[[[…How do you check if the tenant had a “burned house” in the past?..]]]]
The first thing you do is to ask them. It’s a question on my application. Yes, I have had an applicant tell me that a house they lived in burned down. They said “some solvents exploded”, which I suspect means that they were making meth.
You will get applicants where their insurance company is trying to find them a place to live because their house burned down.
You should be getting current and prior landlord names. You check to make sure they are really the landlord, and damage to the rental is always one of your interview questions.
You get prior addresses on the credit report. Those need to be checked against the prior addresses claimed by the applicant.
Also, ask their reason for moving. Tenants think that “house burned down” is an excellent reason.
Be friendly. Look interested. Listen actively. You won’t believe some of the things applicants will say once they start talking and you aren’t critical. Fires are exciting and make them the center of a drama, so most people who have had a fire love to talk about it.
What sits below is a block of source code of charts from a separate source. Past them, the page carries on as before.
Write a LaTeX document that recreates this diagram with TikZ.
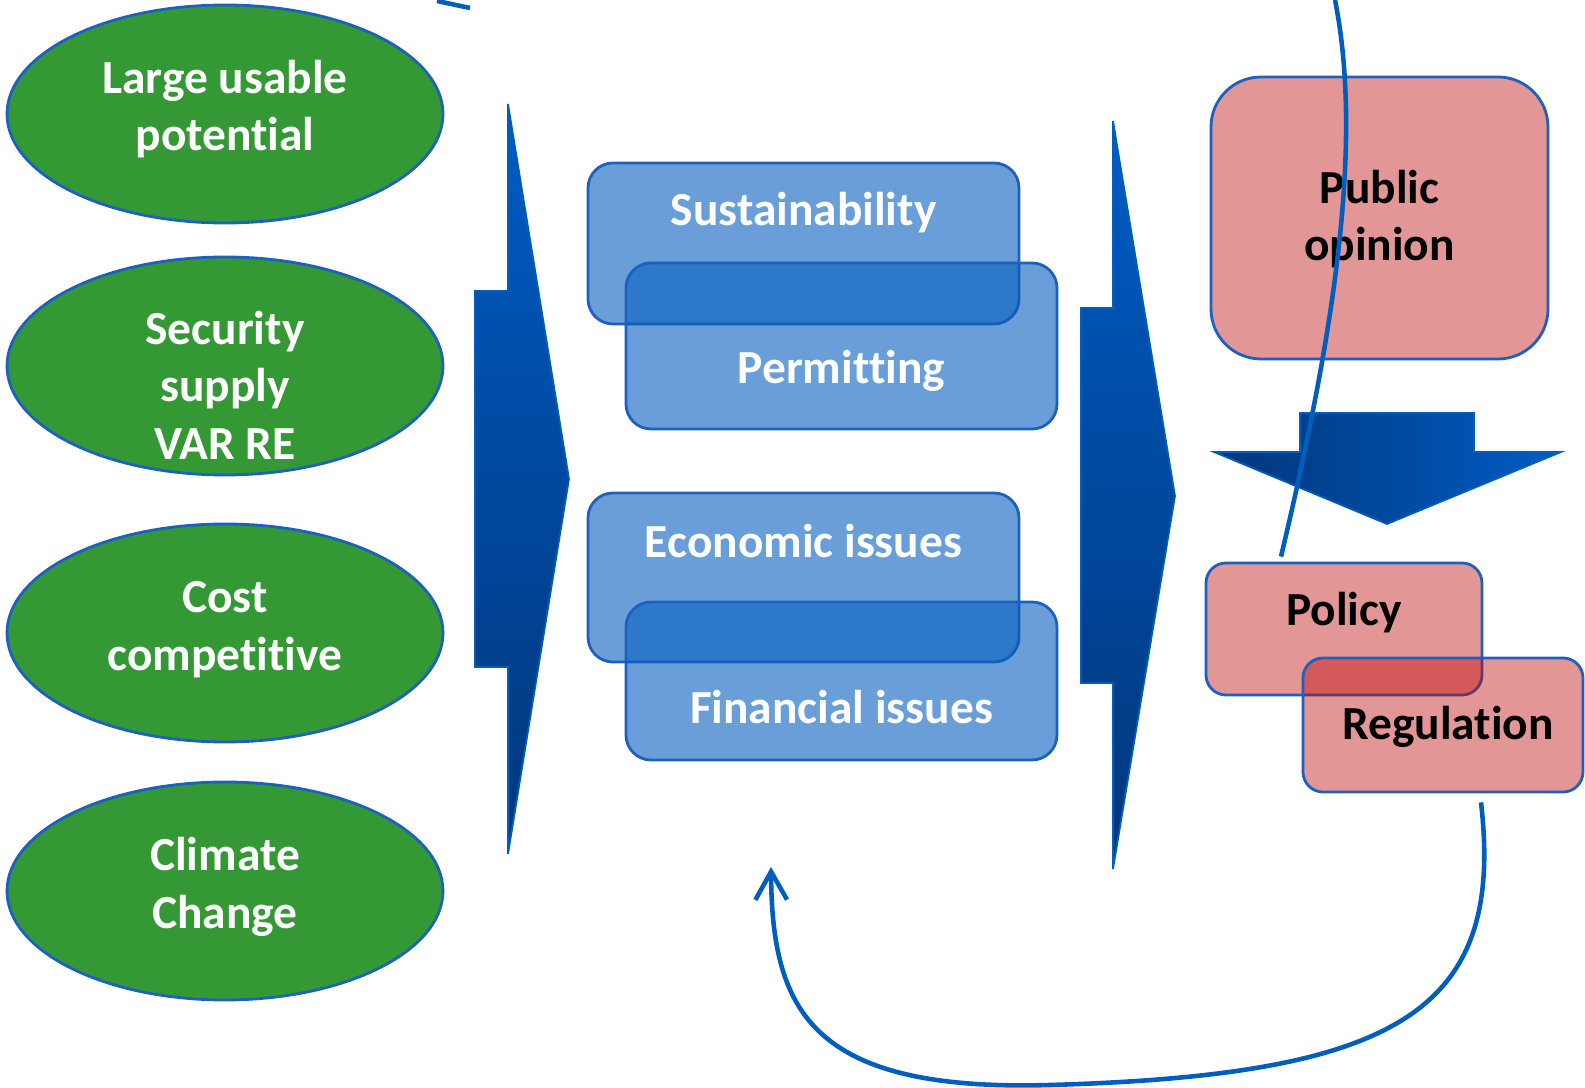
\documentclass[tikz,border=0pt]{standalone}
\usepackage{fontspec}
\setmainfont{Carlito}[Ligatures=NoCommon]
\usetikzlibrary{arrows.meta,shapes.geometric}

\definecolor{leafgreen}{RGB}{52,153,52}
\definecolor{edgeblue}{RGB}{30,96,192}
\definecolor{boxblue}{RGB}{5,94,190}
\definecolor{boxred}{RGB}{190,6,6}
\definecolor{linkblue}{RGB}{0,94,190}
\definecolor{arrowtop}{RGB}{0,92,196}
\definecolor{arrowbot}{RGB}{0,54,122}

\begin{document}
\begin{tikzpicture}[x=0.1mm, y=-0.1mm,
		bigfont/.style={font=\fontsize{13.5}{16.4}\selectfont\bfseries},
		goal/.style={ellipse, draw=edgeblue, line width=0.8pt, fill=leafgreen, minimum width=4.36cm, minimum height=2.18cm, inner sep=0pt},
		issue/.style={rectangle, rounded corners=0.25cm, draw=edgeblue, line width=0.8pt, fill=boxblue, fill opacity=0.6, minimum width=4.31cm, inner sep=0pt},
		actor/.style={rectangle, draw=edgeblue, line width=0.8pt, fill=boxred, fill opacity=0.425, inner sep=0pt},
		whitetext/.style={text=white, bigfont, align=center},
		blacktext/.style={text=black, bigfont, align=center},
		link/.style={draw=linkblue, line width=1.3pt},
	]
	\useasboundingbox (0,0) rectangle (1585,1088);

	% Drivers
	\node[goal] (usable) at (225,114) {};
	\node[goal] (security) at (225,366) {};
	\node[goal] (cost) at (225,633) {};
	\node[goal] (climate) at (225,891) {};
	\node[whitetext] (usableT) at ([yshift=0.5mm]usable.center) {Large usable\\potential};
	\node[whitetext] (securityT) at ([yshift=-1.9mm]security.center) {Security\\supply\\VAR RE};
	\node[whitetext] (costT) at ([yshift=0.3mm]cost.center) {Cost\\competitive};
	\node[whitetext] (climateT) at ([yshift=0.4mm]climate.center) {Climate\\Change};

	% Big arrows
	\shade[top color=arrowtop, bottom color=arrowbot, draw=linkblue, line width=0.5pt]
		(508,104) -- (569,479) -- (508,854) -- (508,667) -- (475,667) -- (475,291) -- (508,291) -- cycle;
	\shade[top color=arrowtop, bottom color=arrowbot, draw=linkblue, line width=0.5pt]
		(1113,121) -- (1175,496) -- (1113,869) -- (1113,683) -- (1081,683) -- (1081,308) -- (1113,308) -- cycle;

	% Barriers
	\node[issue, minimum height=1.61cm] (sust) at (803.5,243.5) {};
	\node[issue, minimum height=1.66cm] (perm) at (841.5,346) {};
	\node[whitetext] (sustT) at ([yshift=3.1mm]sust.center) {Sustainability};
	\node[whitetext] (permT) at ([yshift=-2.5mm]perm.center) {Permitting};

	\node[issue, minimum height=1.69cm] (econ) at (803.5,577.5) {};
	\node[issue, minimum height=1.58cm] (fin) at (841.5,681) {};
	\node[whitetext] (econT) at ([yshift=3.6mm]econ.center) {Economic issues};
	\node[whitetext] (finT) at ([yshift=-2.6mm]fin.center) {Financial issues};

	% Actors
	\node[actor, rounded corners=0.5cm, minimum width=3.37cm, minimum height=2.82cm] (pub) at (1379.5,218) {};
	\node[blacktext] (pubT) at ([yshift=-0.1mm]pub.center) {Public\\opinion};

	\shade[left color=arrowbot, right color=arrowtop, draw=linkblue, line width=0.5pt]
		(1300,413) -- (1474,413) -- (1474,452) -- (1561,452) -- (1387,524) -- (1214,452) -- (1300,452) -- cycle;

	\node[actor, rounded corners=0.2cm, minimum width=2.76cm, minimum height=1.32cm] (pol) at (1344,629) {};
	\node[actor, rounded corners=0.2cm, minimum width=2.80cm, minimum height=1.34cm] (reg) at (1443,725) {};
	\node[blacktext] (polT) at ([yshift=1.6mm]pol.center) {Policy};
	\node[blacktext] (regT) at ([xshift=0.5mm,yshift=-0.2mm]reg.center) {Regulation};

	% Feedback lines
	\coordinate (opIn) at (1335,0);
	\coordinate (fbTip) at (771,867);
	\coordinate (barbA) at (437,1);
	\coordinate (barbB) at (470,8);

	\draw[link] ([xshift=-6.3mm,yshift=0.5mm]pol.north) .. controls (1330,350) and (1365,150) .. (opIn);
	\draw[link, -{Straight Barb[length=8pt,width=9pt]}] ([xshift=3.8mm,yshift=-0.9mm]reg.south)
		.. controls (1505,1010) and (1400,1075) .. (1050,1085)
		.. controls (810,1092) and (772,1010) .. (fbTip);
	\draw[link] (barbA) -- (barbB);
\end{tikzpicture}
\end{document}
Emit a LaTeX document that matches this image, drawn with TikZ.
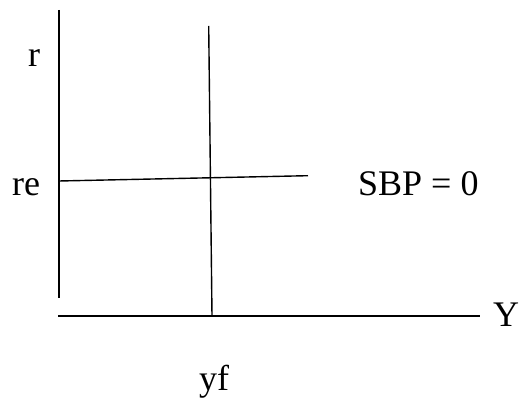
\documentclass[tikz,border=0pt]{standalone}
\usepackage{fontspec}
\setmainfont{Liberation Serif}
\usepackage{tikz}
\usetikzlibrary{positioning}

\tikzset{
  axisline/.style={line width=1.6pt, black},
  curveline/.style={line width=1.4pt, black},
  lbl/.style={font=\fontsize{36}{40}\selectfont, inner sep=0pt, anchor=base west}
}

\begin{document}
\begin{tikzpicture}[x=1pt, y=1pt]
                \useasboundingbox (0,0) rectangle (525,399);

                % Axes
                \coordinate (rtop) at (59,389);
                \coordinate (rbot) at (59,101);
                \coordinate (yleft) at (58,83);
                \coordinate (yright) at (480,83);
                \draw[axisline] (rtop) -- (rbot);
                \draw[axisline] (yleft) -- (yright);

                % Full employment output
                \coordinate (yftop) at (208.7,373);
                \coordinate (yfbot) at (212,83);
                \draw[curveline] (yftop) -- (yfbot);

                % SBP = 0
                \coordinate (sbpleft) at (59,218);
                \coordinate (sbpright) at (308,223.3);
                \draw[curveline] (sbpleft) -- (sbpright);

                % Labels
                \node[lbl] (r) at (28,332) {r};
                \node[lbl] (re) at (12,203) {re};
                \node[lbl] (sbp) at (358,203) {SBP = 0};
                \node[lbl] (Y) at (493,72) {Y};
                \node[lbl] (yf) at (199,9) {yf};
            \end{tikzpicture}
\end{document}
I don’t like to accept applicants who move frequently, so 2 landlords will give me at least 4-5 years reference. The prior landlord will probably know if if there was a fire in the house before his.
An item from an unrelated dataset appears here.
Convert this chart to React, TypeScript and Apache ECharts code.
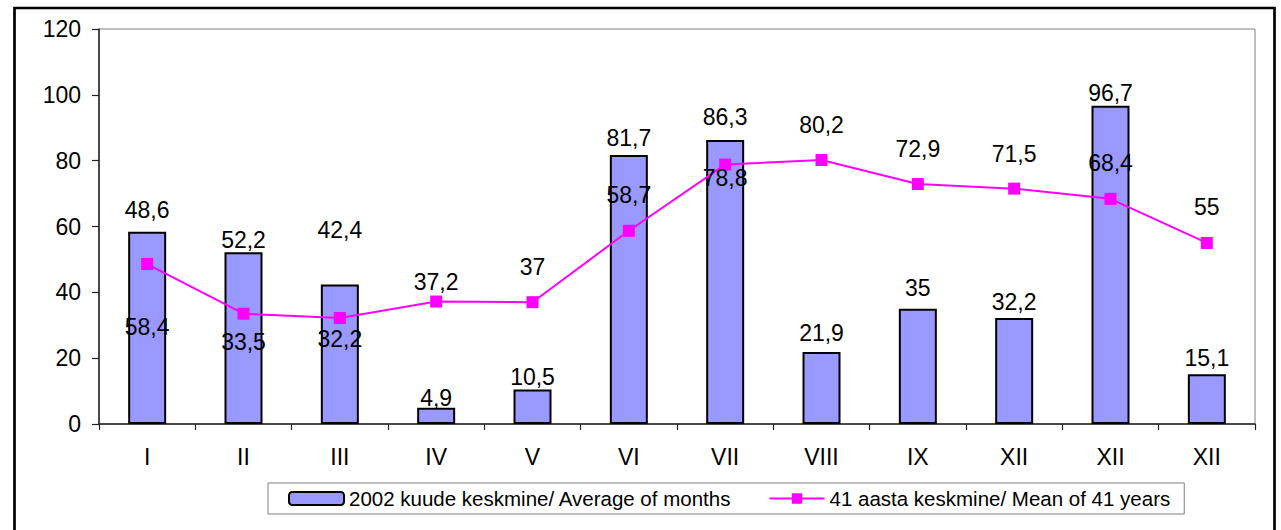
import React, { useEffect, useRef } from "react";
import * as echarts from "echarts";

const categories = ["I", "II", "III", "IV", "V", "VI", "VII", "VIII", "IX", "XII", "XII", "XII"];
const monthAverage2002 = [58.4, 52.2, 42.4, 4.9, 10.5, 81.7, 86.3, 21.9, 35, 32.2, 96.7, 15.1];
const mean41Years = [48.6, 33.5, 32.2, 37.2, 37, 58.7, 78.8, 80.2, 72.9, 71.5, 68.4, 55];
// texts as printed next to each mark in the original
const barLabelTexts = ["48,6", "52,2", "42,4", "4,9", "10,5", "81,7", "86,3", "21,9", "35", "32,2", "96,7", "15,1"];
const lineLabelTexts = ["58,4", "33,5", "32,2", "37,2", "37", "58,7", "78,8", "80,2", "72,9", "71,5", "68,4", "55"];
const seriesNames = ["2002 kuude keskmine/ Average of months", "41 aasta keskmine/ Mean of 41 years"];

// label placement (pixels, centre of label relative to mark)
const barLabelDy = [-22, -12, -54, -10, -12, -17, -23, -19, -21, -16, -13, -16];
const lineLabelDy = [63, 28, 21, -20, -35, -36, 13, -35, -35, -35, -36, -36];

const FONT = "'Liberation Sans', Arial, sans-serif";
const FS = 23;

export default function App() {
  const ref = useRef<HTMLDivElement>(null);
  useEffect(() => {
    if (!ref.current) return;
    const chart = echarts.init(ref.current, undefined, { renderer: "svg" });
    const labelBase = {
      show: true,
      color: "#000",
      fontSize: FS,
      fontFamily: FONT,
      align: "center",
      verticalAlign: "middle",
    };
    chart.setOption({
      animation: false,
      backgroundColor: "#fff",
      textStyle: { fontFamily: FONT },
      grid: {
        left: 99,
        right: 26,
        top: 29,
        bottom: 106,
        show: true,
        borderColor: "#808080",
        borderWidth: 1,
        backgroundColor: "#fff",
      },
      graphic: [
        {
          type: "rect",
          shape: { x: 14.5, y: 8, width: 1260, height: 560 },
          style: { fill: "none", stroke: "#000", lineWidth: 2.7 },
          silent: true,
        },
      ],
      legend: {
        left: 268,
        top: 483,
        orient: "horizontal",
        itemWidth: 55,
        itemHeight: 13,
        itemGap: 37,
        padding: [5, 14, 5, 20],
        borderColor: "#808080",
        borderWidth: 1,
        textStyle: { color: "#000", fontSize: 20.5, fontFamily: FONT },
        data: seriesNames,
      },
      xAxis: {
        type: "category",
        data: categories,
        axisLine: { show: true, lineStyle: { color: "#222", width: 1.5 } },
        axisTick: { show: true, length: 6, lineStyle: { color: "#222", width: 1.2 } },
        axisLabel: { color: "#000", fontSize: FS, fontFamily: FONT, margin: 21 },
      },
      yAxis: {
        type: "value",
        min: 0,
        max: 120,
        interval: 20,
        splitLine: { show: false },
        axisLine: { show: true, lineStyle: { color: "#222", width: 1.5 } },
        axisTick: { show: true, length: 7, lineStyle: { color: "#222", width: 1.2 } },
        axisLabel: { color: "#000", fontSize: FS, fontFamily: FONT, margin: 18 },
      },
      series: [
        {
          name: seriesNames[0],
          type: "bar",
          barWidth: 38,
          itemStyle: { color: "#9999FF", borderColor: "#000", borderWidth: 2 },
          data: monthAverage2002.map((v, i) => ({
            value: v,
            label: { ...labelBase, position: ["50%", barLabelDy[i]], formatter: () => barLabelTexts[i] },
          })),
          z: 2,
        },
        {
          name: seriesNames[1],
          type: "line",
          symbol: "rect",
          symbolSize: 12,
          lineStyle: { color: "#FF00FF", width: 2 },
          itemStyle: { color: "#FF00FF" },
          data: mean41Years.map((v, i) => ({
            value: v,
            label: { ...labelBase, position: ["50%", 6 + lineLabelDy[i]], formatter: () => lineLabelTexts[i] },
          })),
          z: 3,
        },
      ],
    });
    return () => chart.dispose();
  }, []);
  return (
    <div
      ref={ref}
      style={{ position: "fixed", left: 0, top: 0, width: 1281, height: 530, background: "#fff" }}
    />
  );
}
You can’t do an FBI security clearance, so you aren’t going to catch absolutely every problem and every lie. But if you screen tough, you will catch a lot of it. The really bad tenants are bad at everything they do, including lying.
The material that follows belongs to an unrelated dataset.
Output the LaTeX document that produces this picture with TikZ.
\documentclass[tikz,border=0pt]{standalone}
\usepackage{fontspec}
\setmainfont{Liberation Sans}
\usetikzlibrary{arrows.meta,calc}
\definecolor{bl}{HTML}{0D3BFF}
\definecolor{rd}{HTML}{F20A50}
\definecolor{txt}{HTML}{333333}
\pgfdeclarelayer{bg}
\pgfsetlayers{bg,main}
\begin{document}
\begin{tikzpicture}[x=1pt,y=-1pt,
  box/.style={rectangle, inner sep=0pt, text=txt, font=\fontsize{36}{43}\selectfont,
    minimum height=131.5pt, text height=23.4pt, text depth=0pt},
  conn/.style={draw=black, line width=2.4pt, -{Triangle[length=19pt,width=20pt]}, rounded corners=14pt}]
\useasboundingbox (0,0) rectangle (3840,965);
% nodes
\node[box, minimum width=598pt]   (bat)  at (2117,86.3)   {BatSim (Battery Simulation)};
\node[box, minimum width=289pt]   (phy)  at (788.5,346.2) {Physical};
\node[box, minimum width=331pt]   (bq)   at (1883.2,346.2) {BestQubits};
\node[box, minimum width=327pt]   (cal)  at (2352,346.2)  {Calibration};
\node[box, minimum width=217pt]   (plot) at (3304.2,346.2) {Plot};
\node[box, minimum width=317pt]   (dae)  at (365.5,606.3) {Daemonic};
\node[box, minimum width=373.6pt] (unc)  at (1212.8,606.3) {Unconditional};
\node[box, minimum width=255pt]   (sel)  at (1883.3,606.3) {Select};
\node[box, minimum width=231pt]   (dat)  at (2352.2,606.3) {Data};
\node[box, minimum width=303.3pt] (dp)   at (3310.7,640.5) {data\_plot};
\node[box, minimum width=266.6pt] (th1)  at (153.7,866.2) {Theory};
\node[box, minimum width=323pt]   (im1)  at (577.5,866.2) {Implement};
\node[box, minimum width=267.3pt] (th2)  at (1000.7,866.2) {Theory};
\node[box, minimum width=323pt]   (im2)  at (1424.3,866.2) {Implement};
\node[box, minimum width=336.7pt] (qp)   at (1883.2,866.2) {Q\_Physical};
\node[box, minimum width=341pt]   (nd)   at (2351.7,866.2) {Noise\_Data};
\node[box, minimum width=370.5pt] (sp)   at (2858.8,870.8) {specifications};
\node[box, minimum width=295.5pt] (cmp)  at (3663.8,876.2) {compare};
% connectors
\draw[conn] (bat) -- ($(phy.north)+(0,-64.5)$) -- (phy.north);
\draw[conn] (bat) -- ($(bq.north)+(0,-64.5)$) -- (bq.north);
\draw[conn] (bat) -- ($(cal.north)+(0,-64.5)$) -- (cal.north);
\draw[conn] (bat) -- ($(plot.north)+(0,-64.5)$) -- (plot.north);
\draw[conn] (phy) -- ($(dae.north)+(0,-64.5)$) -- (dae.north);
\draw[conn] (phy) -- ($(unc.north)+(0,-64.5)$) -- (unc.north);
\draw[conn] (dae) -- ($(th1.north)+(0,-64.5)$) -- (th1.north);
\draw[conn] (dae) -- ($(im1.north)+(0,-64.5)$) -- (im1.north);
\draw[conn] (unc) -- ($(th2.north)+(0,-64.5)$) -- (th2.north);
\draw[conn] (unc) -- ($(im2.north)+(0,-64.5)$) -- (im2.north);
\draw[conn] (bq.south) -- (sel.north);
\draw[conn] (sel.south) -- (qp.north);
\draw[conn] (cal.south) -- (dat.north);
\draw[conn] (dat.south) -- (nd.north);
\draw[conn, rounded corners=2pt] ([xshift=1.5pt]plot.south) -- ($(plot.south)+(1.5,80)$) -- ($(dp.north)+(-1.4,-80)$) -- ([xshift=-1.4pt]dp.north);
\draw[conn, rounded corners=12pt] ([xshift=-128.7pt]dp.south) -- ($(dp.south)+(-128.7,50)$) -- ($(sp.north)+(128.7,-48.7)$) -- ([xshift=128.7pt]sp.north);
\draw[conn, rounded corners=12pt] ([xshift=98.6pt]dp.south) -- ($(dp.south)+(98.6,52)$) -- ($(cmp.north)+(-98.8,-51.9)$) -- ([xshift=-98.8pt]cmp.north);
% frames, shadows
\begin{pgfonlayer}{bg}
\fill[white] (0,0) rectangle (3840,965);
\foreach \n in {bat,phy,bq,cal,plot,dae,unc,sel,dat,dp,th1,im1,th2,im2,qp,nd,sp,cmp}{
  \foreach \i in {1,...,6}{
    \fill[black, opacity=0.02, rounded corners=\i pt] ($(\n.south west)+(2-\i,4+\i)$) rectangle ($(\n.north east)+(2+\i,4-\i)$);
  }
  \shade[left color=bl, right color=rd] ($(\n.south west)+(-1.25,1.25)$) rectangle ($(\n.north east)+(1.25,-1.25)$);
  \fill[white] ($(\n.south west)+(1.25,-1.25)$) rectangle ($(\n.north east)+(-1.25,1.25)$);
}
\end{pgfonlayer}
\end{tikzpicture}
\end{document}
Sometimes you get a genuine conman who has fabricated a pretty good background cover-up. Maybe that one will get through your screening. But if you have procedures in place, have a written criteria and stick to it, and don’t rent based on your “gut feeling”, most of the bad ones will get screened out. (Reject for bad gut feeling. Don’t accept for good gut feeling)
Also, smile at the kids. Many kids are starved for adult attention and they will spill their little guts if you listen to them and look interested. They will tell you all about the family pets and if there was a fire, I’m sure they will find that interesting to talk about. Note: I do not interogate the kids, simply respond to them, and their loose little lips will sink ships.